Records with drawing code

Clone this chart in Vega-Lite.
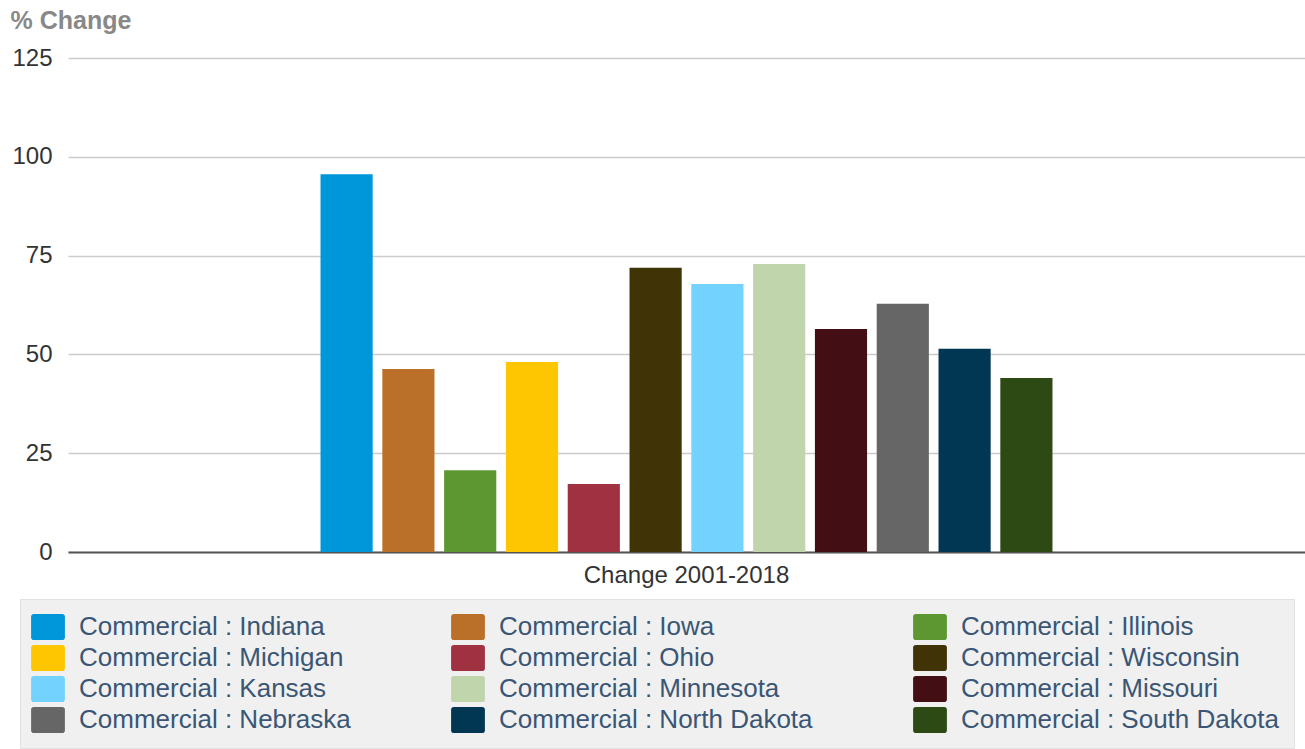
{
  "$schema": "https://vega.github.io/schema/vega-lite/v6.json",
  "width": 1237,
  "height": 494,
  "autosize": {"type": "none"},
  "padding": {"left": 68, "top": 58, "right": 0, "bottom": 197},
  "background": "white",
  "config": {
    "font": "Liberation Sans",
    "view": {"stroke": null}
  },
  "data": {
    "values": [
      {"category": "Change 2001-2018", "series": "Commercial : Indiana", "value": 95.6},
      {"category": "Change 2001-2018", "series": "Commercial : Iowa", "value": 46.3},
      {"category": "Change 2001-2018", "series": "Commercial : Illinois", "value": 20.7},
      {"category": "Change 2001-2018", "series": "Commercial : Michigan", "value": 48.1},
      {"category": "Change 2001-2018", "series": "Commercial : Ohio", "value": 17.2},
      {"category": "Change 2001-2018", "series": "Commercial : Wisconsin", "value": 71.9},
      {"category": "Change 2001-2018", "series": "Commercial : Kansas", "value": 67.8},
      {"category": "Change 2001-2018", "series": "Commercial : Minnesota", "value": 72.9},
      {"category": "Change 2001-2018", "series": "Commercial : Missouri", "value": 56.4},
      {"category": "Change 2001-2018", "series": "Commercial : Nebraska", "value": 62.8},
      {"category": "Change 2001-2018", "series": "Commercial : North Dakota", "value": 51.4},
      {"category": "Change 2001-2018", "series": "Commercial : South Dakota", "value": 44.0}
    ]
  },
  "mark": {"type": "bar"},
  "encoding": {
    "x": {
      "field": "category",
      "type": "nominal",
      "scale": {"paddingInner": 0, "paddingOuter": 0.345},
      "axis": {
        "title": null,
        "labelAngle": 0,
        "labelFontSize": 24,
        "labelColor": "#333333",
        "labelPadding": 11,
        "labelLimit": 600,
        "ticks": false,
        "domainColor": "#555555",
        "domainWidth": 2
      }
    },
    "xOffset": {
      "field": "series",
      "type": "nominal",
      "sort": null,
      "scale": {"paddingInner": 0.156, "paddingOuter": 0}
    },
    "y": {
      "field": "value",
      "type": "quantitative",
      "scale": {"domain": [0, 125], "nice": false},
      "axis": {
        "values": [0, 25, 50, 75, 100, 125],
        "domain": false,
        "ticks": false,
        "labelFontSize": 24,
        "labelColor": "#333333",
        "labelPadding": 16,
        "gridColor": "#cccccc",
        "gridWidth": 1.5,
        "title": "% Change",
        "titleAngle": 0,
        "titleAlign": "left",
        "titleBaseline": "middle",
        "titleX": -58,
        "titleY": -38,
        "titleFontSize": 25,
        "titleFontWeight": "bold",
        "titleColor": "#888888"
      }
    },
    "color": {
      "field": "series",
      "type": "nominal",
      "sort": null,
      "scale": {
        "domain": [
          "Commercial : Indiana", "Commercial : Iowa", "Commercial : Illinois", "Commercial : Michigan",
          "Commercial : Ohio", "Commercial : Wisconsin", "Commercial : Kansas", "Commercial : Minnesota",
          "Commercial : Missouri", "Commercial : Nebraska", "Commercial : North Dakota", "Commercial : South Dakota"
        ],
        "range": [
          "#0096da", "#bb7029", "#5c9732", "#fec601",
          "#9f3140", "#403306", "#73d3fe", "#c0d5ab",
          "#440f14", "#666666", "#023754", "#2d4a14"
        ]
      },
      "legend": {
        "title": null,
        "orient": "none",
        "legendX": -48,
        "legendY": 541,
        "columns": 3,
        "direction": "horizontal",
        "columnPadding": 100,
        "rowPadding": 5,
        "padding": 15,
        "fillColor": "#f0f0f0",
        "strokeColor": "#e2e2e2",
        "labelFontSize": 26,
        "labelColor": "#3a5674",
        "labelLimit": 400,
        "labelOffset": 18,
        "symbolType": "M-1.1,-1H1.1A0.2,0.2,0,0,1,1.3,-0.8V0.8A0.2,0.2,0,0,1,1.1,1H-1.1A0.2,0.2,0,0,1,-1.3,0.8V-0.8A0.2,0.2,0,0,1,-1.1,-1Z",
        "symbolSize": 676,
        "symbolStrokeWidth": 0,
        "symbolOpacity": 1
      }
    }
  }
}
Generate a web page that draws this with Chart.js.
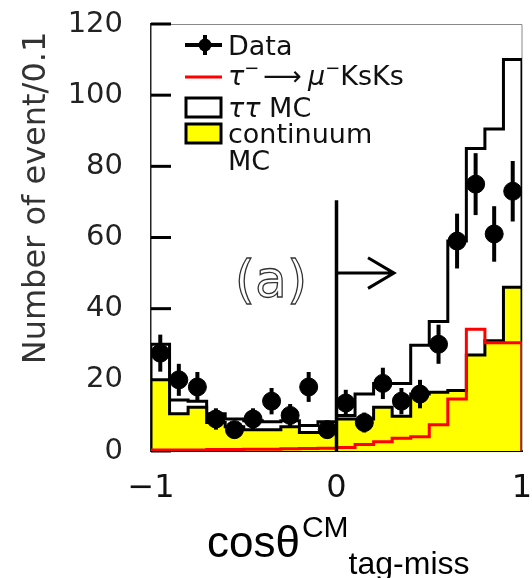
<!DOCTYPE html>
<html>
<head>
<meta charset="utf-8">
<script src="https://cdn.jsdelivr.net/npm/chart.js@4.4.1/dist/chart.umd.min.js"></script>
<style>
  html, body { margin: 0; padding: 0; background: #fff; }
  canvas { display: block; }
</style>
</head>
<body>
<canvas id="tagMiss" width="532" height="578"></canvas>
<script>
// bins of 0.1 in cos(theta) tag-miss
const binEdges = [-1, -0.9, -0.8, -0.7, -0.6, -0.5, -0.4, -0.3, -0.2, -0.1, 0,
  0.1, 0.2, 0.3, 0.4, 0.5, 0.6, 0.7, 0.8, 0.9, 1];
const binCenters = [-0.95, -0.85, -0.75, -0.65, -0.55, -0.45, -0.35, -0.25, -0.15, -0.05,
  0.05, 0.15, 0.25, 0.35, 0.45, 0.55, 0.65, 0.75, 0.85, 0.95];

const dataCounts = [27.5, 20, 18, 9, 6, 9, 14, 10, 18, 6,
  13.5, 8, 19, 14, 16, 30, 59, 75, 61, 73];
const dataErrors = [5.2, 4.5, 4.2, 3, 2.5, 3, 3.7, 3.2, 4.2, 2.5,
  3.7, 2.8, 4.4, 3.7, 4, 5.5, 7.7, 8.7, 7.8, 8.5];

// tau-tau MC stacked on top of continuum (outer outline)
const ttTotal = [30, 14.3, 14, 10.5, 9, 8.5, 8.2, 8.5, 7.2, 8.2,
  10, 16, 19, 19, 29.7, 36.4, 59, 85, 90.5, 110];
const continuum = [20, 10.5, 12.3, 8, 6.8, 6, 6, 6.8, 5.2, 5.2,
  9, 9, 12.3, 9.8, 16, 16.5, 17, 27, 31, 46];
const signal = [0.3, 0.3, 0.3, 0.4, 0.4, 0.5, 0.5, 0.6, 0.7, 0.8,
  1, 1.8, 2.6, 3.6, 4, 7.4, 14.6, 34.2, 30.4, 30.4];

const yTicks = [0, 20, 40, 60, 80, 100, 120];
const xTicks = [-1, 0, 1];

const FONT = "'DejaVu Sans', sans-serif";

function stepPoints(vals) {
  const last = binEdges.length - 1;
  const pts = [{ x: binEdges[0], y: 0 }];
  vals.forEach((v, i) => pts.push({ x: binEdges[i], y: v }));
  pts.push({ x: binEdges[last], y: vals[vals.length - 1] });
  pts.push({ x: binEdges[last], y: 0 });
  return pts;
}

// draw a row of text pieces one after another
function drawRuns(ctx, x, y, runs) {
  runs.forEach(r => {
    ctx.font = r.font;
    ctx.fillText(r.t, x, y + (r.dy || 0));
    x += ctx.measureText(r.t).width + (r.gap || 0);
  });
}

const framePlugin = {
  id: "frame",
  beforeDatasetsDraw(chart) {
    const { ctx, chartArea: a, scales: { y } } = chart;
    ctx.save();
    // thin frame on top and right
    ctx.strokeStyle = "#888";
    ctx.lineWidth = 1;
    ctx.beginPath();
    ctx.moveTo(a.left, a.top + 0.5);
    ctx.lineTo(a.right, a.top + 0.5);
    ctx.lineTo(a.right, a.bottom);
    ctx.stroke();
    // inward ticks on the y axis
    ctx.strokeStyle = "#000";
    ctx.lineWidth = 3;
    yTicks.forEach(t => {
      const py = y.getPixelForValue(t);
      ctx.beginPath();
      ctx.moveTo(a.left, py);
      ctx.lineTo(a.left + 20, py);
      ctx.stroke();
    });
    ctx.restore();
  },
  beforeDatasetDraw(chart, args) {
    if (args.index !== 0) return;
    // error bars under the data markers
    const { ctx, scales: { x, y } } = chart;
    ctx.save();
    ctx.strokeStyle = "#000";
    ctx.lineWidth = 4;
    binCenters.forEach((c, i) => {
      const px = x.getPixelForValue(c);
      ctx.beginPath();
      ctx.moveTo(px, y.getPixelForValue(dataCounts[i] - dataErrors[i]));
      ctx.lineTo(px, y.getPixelForValue(dataCounts[i] + dataErrors[i]));
      ctx.stroke();
    });
    ctx.restore();
  },
  afterDatasetsDraw(chart) {
    const { ctx, scales: { x, y } } = chart;
    ctx.save();
    // cut line at 0 with arrow
    ctx.strokeStyle = "#000";
    ctx.lineWidth = 3.5;
    ctx.beginPath();
    ctx.moveTo(x.getPixelForValue(0), y.getPixelForValue(70.5));
    ctx.lineTo(x.getPixelForValue(0), y.getPixelForValue(0));
    ctx.stroke();
    ctx.lineWidth = 3;
    ctx.beginPath();
    ctx.moveTo(x.getPixelForValue(0), y.getPixelForValue(50));
    ctx.lineTo(x.getPixelForValue(0.31), y.getPixelForValue(50));
    ctx.moveTo(x.getPixelForValue(0.17), y.getPixelForValue(54.3));
    ctx.lineTo(x.getPixelForValue(0.31), y.getPixelForValue(50));
    ctx.lineTo(x.getPixelForValue(0.17), y.getPixelForValue(45.7));
    ctx.stroke();
    ctx.restore();
  },
  afterDraw(chart) {
    const { ctx } = chart;
    ctx.save();
    ctx.fillStyle = "#111";
    ctx.textBaseline = "alphabetic";
    ctx.textAlign = "left";

    // (a) label, hollow look
    ctx.font = "52px " + FONT;
    ctx.textAlign = "center";
    ctx.strokeStyle = "#333";
    ctx.lineWidth = 1.3;
    ctx.strokeText("(a)", 271, 297);
    ctx.textAlign = "left";

    // legend symbols
    ctx.strokeStyle = "#000";
    ctx.lineWidth = 4;
    ctx.beginPath();
    ctx.moveTo(185, 45); ctx.lineTo(222, 45);
    ctx.moveTo(205, 35); ctx.lineTo(205, 55);
    ctx.stroke();
    ctx.beginPath();
    ctx.arc(205, 45, 6.5, 0, Math.PI * 2);
    ctx.fillStyle = "#000";
    ctx.fill();
    ctx.strokeStyle = "#ff0000";
    ctx.lineWidth = 3;
    ctx.beginPath();
    ctx.moveTo(185, 77); ctx.lineTo(222, 77);
    ctx.stroke();
    ctx.strokeStyle = "#000";
    ctx.lineWidth = 3;
    ctx.fillStyle = "#fff";
    ctx.fillRect(186, 98, 35, 19);
    ctx.strokeRect(186, 98, 35, 19);
    ctx.fillStyle = "#ffff00";
    ctx.fillRect(186, 124, 35, 19);
    ctx.strokeRect(186, 124, 35, 19);

    // legend text
    ctx.fillStyle = "#111";
    const f = "27px " + FONT, fi = "italic 27px " + FONT, fs = "18px " + FONT;
    drawRuns(ctx, 228, 55, [{ t: "Data", font: f }]);
    drawRuns(ctx, 228, 85, [
      { t: "τ", font: fi },
      { t: "−", font: fs, dy: -11, gap: 4 },
      { t: "⟶", font: f, gap: 6 },
      { t: "μ", font: fi },
      { t: "−", font: fs, dy: -11 },
      { t: "KsKs", font: f }
    ]);
    drawRuns(ctx, 228, 117, [{ t: "ττ", font: fi }, { t: " MC", font: f }]);
    drawRuns(ctx, 228, 143, [{ t: "continuum", font: f }]);
    drawRuns(ctx, 228, 170, [{ t: "MC", font: f }]);

    // y title
    ctx.save();
    ctx.translate(45, 198);
    ctx.rotate(-Math.PI / 2);
    ctx.textAlign = "center";
    ctx.fillStyle = "#333";
    ctx.font = "32px " + FONT;
    ctx.fillText("Number of event/0.1", 0, 0);
    ctx.restore();

    // x title
    ctx.fillStyle = "#000";
    const lib = "'Liberation Sans', Arial, sans-serif";
    ctx.font = "44px " + lib;
    ctx.fillText("cosθ", 207, 557);
    let px = 207 + ctx.measureText("cosθ").width + 2;
    ctx.font = "30px " + lib;
    ctx.fillText("CM", px, 537);
    px += ctx.measureText("CM").width;
    ctx.font = "32px " + lib;
    ctx.fillText("tag-miss", px, 574);
    ctx.restore();
  }
};

const ctx = document.getElementById("tagMiss").getContext("2d");

new Chart(ctx, {
  type: "line",
  data: {
    datasets: [
      {
        label: "Data",
        type: "scatter",
        data: binCenters.map((c, i) => ({ x: c, y: dataCounts[i] })),
        backgroundColor: "#000",
        borderColor: "#000",
        pointRadius: 9,
        pointHoverRadius: 9,
        showLine: false,
        order: 0
      },
      {
        label: "τ⁻→μ⁻KsKs",
        data: stepPoints(signal),
        stepped: true,
        borderColor: "#ff0000",
        borderWidth: 3,
        pointRadius: 0,
        fill: false,
        order: 1
      },
      {
        label: "continuum MC",
        data: stepPoints(continuum),
        stepped: true,
        borderColor: "#000",
        borderWidth: 3,
        backgroundColor: "#ffff00",
        pointRadius: 0,
        fill: "origin",
        order: 2
      },
      {
        label: "ττ MC",
        data: stepPoints(ttTotal),
        stepped: true,
        borderColor: "#000",
        borderWidth: 3,
        backgroundColor: "#ffffff",
        pointRadius: 0,
        fill: "origin",
        order: 3
      }
    ]
  },
  options: {
    responsive: false,
    animation: false,
    layout: { padding: { top: 24, right: 3, left: 0, bottom: 0 } },
    plugins: {
      legend: { display: false },
      tooltip: { enabled: false }
    },
    scales: {
      x: {
        type: "linear",
        min: -1,
        max: 1,
        afterBuildTicks: s => { s.ticks = xTicks.map(v => ({ value: v })); },
        afterFit: s => { s.height = 127; s.paddingLeft = 0; s.paddingRight = 0; },
        ticks: {
          padding: 18,
          maxRotation: 0,
          autoSkip: false,
          color: "#111",
          font: { family: FONT, size: 32 },
          callback: v => (v < 0 ? "\u2212" + Math.abs(v) : String(v))
        },
        grid: { display: false, drawTicks: false },
        border: { display: true, color: "#000", width: 2 }
      },
      y: {
        min: 0,
        max: 120,
        afterBuildTicks: s => { s.ticks = yTicks.map(v => ({ value: v })); },
        afterFit: s => { s.width = 151; s.paddingTop = 0; s.paddingBottom = 0; },
        ticks: {
          padding: 28,
          color: "#222",
          font: { family: FONT, size: 29 }
        },
        grid: { display: false, drawTicks: false },
        border: { display: true, color: "#222", width: 1.5 }
      }
    }
  },
  plugins: [framePlugin]
});
</script>
</body>
</html>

◆ **Request**
Using the records above, find and show each line with the string "this".

◆ **Task output**
Clone this chart in Vega-Lite.
Generate a web page that draws this with Chart.js.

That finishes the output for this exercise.